Quando me dizem, e também porque eu o digo muitos dias, quando também mais desalentada, que a escola “não diz nada aos alunos”, agora mais concentrada e reflexiva, não posso deixar de refutar frontalmente tal elemento (também penso e digo palermices). O que eu vejo, na verdade, é que pedimos algo errado à escola: pedimos, pois, que faça os alunos terem objetivos de vida! Mas essa não é a função da escola… A escola pode ajudar a mostrar as direções a tomar, ajuda muitas vezes a lapidar incertezas, ajuda de certeza a cimentar quereres e projetos, mas não os tem para dar. É a sociedade, na sua vertente profissional e familiar, que tem de criar espaços à conceção desses intentos… (mas isso seria agora fugir um pouco do propósito valorativo do meu texto em relação à minha plateia na sala de aula e a quem reorganizou a escola, e será assunto, portanto, para outra reflexão).

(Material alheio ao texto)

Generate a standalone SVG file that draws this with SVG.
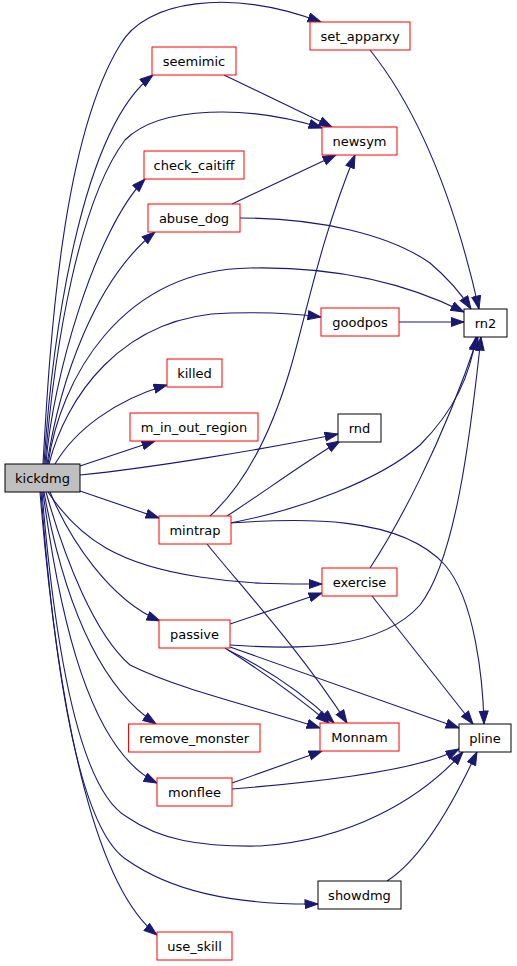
<svg xmlns="http://www.w3.org/2000/svg" width="517" height="966" viewBox="0 0 517 966">
<style>
.n rect{fill:#ffffff;stroke:#ff0000;stroke-width:1}
.n.b rect{stroke:#000000}
.n.root rect{fill:#bfbfbf;stroke:#000000}
.n text{font-family:"DejaVu Sans","Liberation Sans",sans-serif;font-size:13px;text-anchor:middle;fill:#000000}
#edges path{fill:none;stroke:#191970;stroke-width:1.1;marker-end:url(#a)}
</style>
<defs>
<marker id="a" markerWidth="15" markerHeight="11" refX="13.5" refY="5" orient="auto" markerUnits="userSpaceOnUse">
<path d="M0.5,0.5 L13.5,5 L0.5,9.5 z" fill="#191970" stroke="#191970" stroke-width="1"/>
</marker>
</defs>
<rect width="517" height="966" fill="#ffffff"/>
<g id="edges">
<path d="M43,464 C50,340 62,140 120,45 C145,0 230,-12 321,22"/>
<path d="M44,464 C52,340 80,130 153,75"/>
<path d="M45,464 C55,340 80,200 125,140 C160,105 250,105 322,128"/>
<path d="M46,464 C52,380 95,230 145,179"/>
<path d="M47,464 C60,380 95,280 155,232"/>
<path d="M48,464 C60,380 120,270 250,268 C350,266 420,290 464,312"/>
<path d="M49,464 C65,400 120,315 230,313 C270,312 300,314 321,317"/>
<path d="M55,464 C75,430 115,400 167,385"/>
<path d="M80,466 L155,441"/>
<path d="M80,475 C150,468 260,450 338,434"/>
<path d="M80,491 L159,518"/>
<path d="M48,492 C80,540 120,565 200,577 C250,585 290,584 322,584"/>
<path d="M50,492 C70,540 110,600 160,621"/>
<path d="M46,492 C65,560 95,635 130,665 C180,690 260,708 320,728"/>
<path d="M44,492 C60,580 90,680 156,724"/>
<path d="M43,492 C60,620 90,750 157,783"/>
<path d="M42,492 C55,650 80,790 127,817 C160,840 200,847 260,846 C350,840 420,800 463,752"/>
<path d="M41,492 C55,680 80,830 127,860 C170,890 230,905 318,904"/>
<path d="M40,492 C60,740 100,890 157,935"/>
<path d="M224,75 L332,127"/>
<path d="M232,204 L336,155"/>
<path d="M240,218 C320,218 390,235 430,263 C450,280 462,295 471,309"/>
<path d="M370,50 C410,100 450,180 479,309"/>
<path d="M399,322 L464,322"/>
<path d="M210,516 C250,480 275,420 290,370 C305,320 320,240 355,155"/>
<path d="M227,516 C260,495 300,465 340,441"/>
<path d="M230,523 C300,510 380,480 420,445 C455,410 470,375 476,337"/>
<path d="M230,523 C300,518 400,515 445,565 C475,600 483,680 484,724"/>
<path d="M207,544 C240,585 300,650 347,723"/>
<path d="M370,568 C395,530 440,450 478,337"/>
<path d="M372,596 L473,724"/>
<path d="M230,624 L322,593"/>
<path d="M230,645 C300,650 380,650 420,605 C455,560 470,440 481,337"/>
<path d="M230,647 L459,728"/>
<path d="M228,650 C265,668 300,690 334,723"/>
<path d="M225,648 C260,670 295,695 329,723"/>
<path d="M232,783 L322,751"/>
<path d="M232,789 C320,782 420,770 459,749"/>
<path d="M387,881 C420,860 450,810 477,752"/>
</g>
<g id="kickdmg" class="n root"><rect x="5" y="464" width="75" height="28"/><text x="42.5" y="482.5">kickdmg</text></g>
<g id="set_apparxy" class="n"><rect x="310" y="22" width="100" height="28"/><text x="360" y="40.5">set_apparxy</text></g>
<g id="seemimic" class="n"><rect x="152" y="47" width="84" height="28"/><text x="194" y="65.5">seemimic</text></g>
<g id="newsym" class="n"><rect x="322" y="127" width="75" height="28"/><text x="359.5" y="145.5">newsym</text></g>
<g id="check_caitiff" class="n"><rect x="144" y="151" width="100" height="28"/><text x="194" y="169.5">check_caitiff</text></g>
<g id="abuse_dog" class="n"><rect x="148" y="204" width="92" height="28"/><text x="194" y="222.5">abuse_dog</text></g>
<g id="rn2" class="n b"><rect x="464" y="309" width="43" height="28"/><text x="485.5" y="327.5">rn2</text></g>
<g id="goodpos" class="n"><rect x="321" y="308" width="78" height="28"/><text x="360" y="326.5">goodpos</text></g>
<g id="killed" class="n"><rect x="167" y="359" width="55" height="28"/><text x="194.5" y="377.5">killed</text></g>
<g id="m_in_out_region" class="n"><rect x="130" y="413" width="128" height="28"/><text x="194" y="431.5">m_in_out_region</text></g>
<g id="rnd" class="n b"><rect x="338" y="414" width="43" height="28"/><text x="359.5" y="432.5">rnd</text></g>
<g id="mintrap" class="n"><rect x="159" y="516" width="72" height="28"/><text x="195" y="534.5">mintrap</text></g>
<g id="exercise" class="n"><rect x="322" y="568" width="75" height="28"/><text x="359.5" y="586.5">exercise</text></g>
<g id="passive" class="n"><rect x="159" y="620" width="71" height="28"/><text x="194.5" y="638.5">passive</text></g>
<g id="remove_monster" class="n"><rect x="128.5" y="724" width="131.5" height="28"/><text x="194.25" y="742.5">remove_monster</text></g>
<g id="Monnam" class="n"><rect x="320" y="723" width="79" height="28"/><text x="359.5" y="741.5">Monnam</text></g>
<g id="pline" class="n b"><rect x="459" y="724" width="52" height="28"/><text x="485" y="742.5">pline</text></g>
<g id="monflee" class="n"><rect x="157" y="778" width="75" height="28"/><text x="194.5" y="796.5">monflee</text></g>
<g id="showdmg" class="n b"><rect x="318" y="881" width="83" height="28"/><text x="359.5" y="899.5">showdmg</text></g>
<g id="use_skill" class="n"><rect x="157" y="932" width="75" height="28"/><text x="194.5" y="950.5">use_skill</text></g>
</svg>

Haverá razões para alguns alunos não virem à escola, e, seja a pedido deles, seja por decisão dos pais, seja por circunstâncias de saúde específicas, teremos claramente de compreender. Mas não posso deixar de afirmar que, quanto às duas primeiras suposições, as escolas investiram tanto na organização do regresso dos seus alunos em nível de elevada confiança que julgo que pais e alunos deveriam dar-lhes um voto de confiança, que, afinal, também seria um sinal de respeito pela dedicação, neste momento em particular, e por tudo o que fizeram pelos alunos no percurso de 15 ou 16 anos, em que estiveram sempre presentes para eles.
Lia há dias um apontamento de Hemingway sobre a importância de quem partilha connosco as trincheiras e disso ser mais importante do que a própria guerra… corroboro inteiramente dessa ideia. Mesmo que distante esteja do meu parecer de que este momento possa ser o equivalente a uma guerra, e apesar de, afortunadamente, também nunca ter pertencido a um cenário desses, sei muito bem o quão o cuidado de quem nos ladeia na vida pessoal e profissional, em gestos ou palavras, é imprescindível à nossa vida e nos protege e o quão fortalece a nossa luta diária de concretização de objetivos. Tem este empenho de ser recíproco.
Cada um deverá falar por si, mas, neste momento, sinto-me no espaço escola muito segura e mais ainda feliz.